Bizarre car Takumi Ishida raconte réellement une histoire de parasites aliens enfouis dans le corps d’adolescents innocents, dont la seule présence va avoir des conséquences catastrophiques sur leur personnalité, mais qui aura droit à une évolution et une résolution.
Bizarre, enfin, car l’autrice prend son temps pour construire son récit, apporter ses révélations, et expliciter son point de vue sur les relations amoureuses et sexuelles. Dépasser le premier tome demande de lui faire confiance quant à la suite, voire de lui laisser le bénéfice du doute (en particulier concernant le viol de Kurokawa). Pour une mangaka inédite en France, il s’agissait alors d’une sacrée gageure.

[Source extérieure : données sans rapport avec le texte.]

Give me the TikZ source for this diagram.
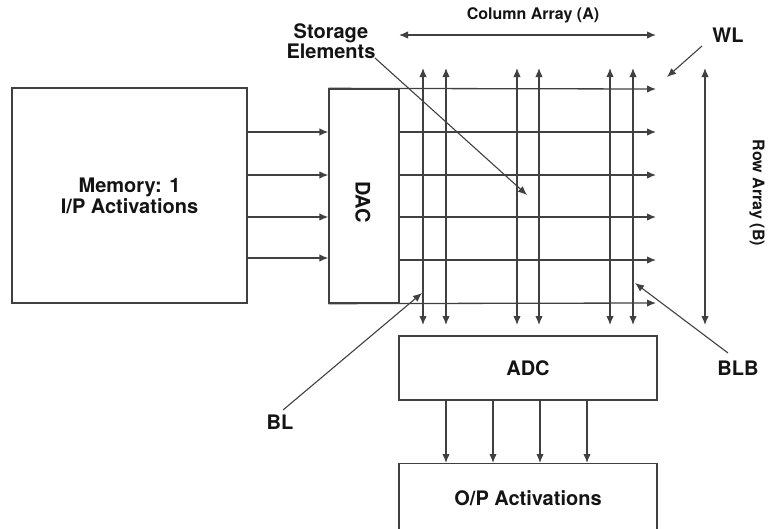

Ce mélange m’a mis très mal à l’aise pendant une bonne partie de ma lecture, mais m’a aussi poussé à m’interroger. Sur ce que l’autrice cherchait à raconter, bien entendu, mais aussi sur les rapports entre les personnages, le regard masculin, le consentement, les codes sociaux organisant les relations amoureuses, le contrôle de la sexualité des femmes dans notre société contemporaine… Les sujets sont bouillants, et Takumi Ishida les aborde d’une façon singulière. Beaucoup auront une réaction de rejet face à une telle œuvre, et cela aurait certainement été mon cas si je l’avais découverte au moment de sa sortie française.
J’aborde aujourd’hui la série avec un esprit plus apaisé, mais cela ne la rend pas moins hors-norme.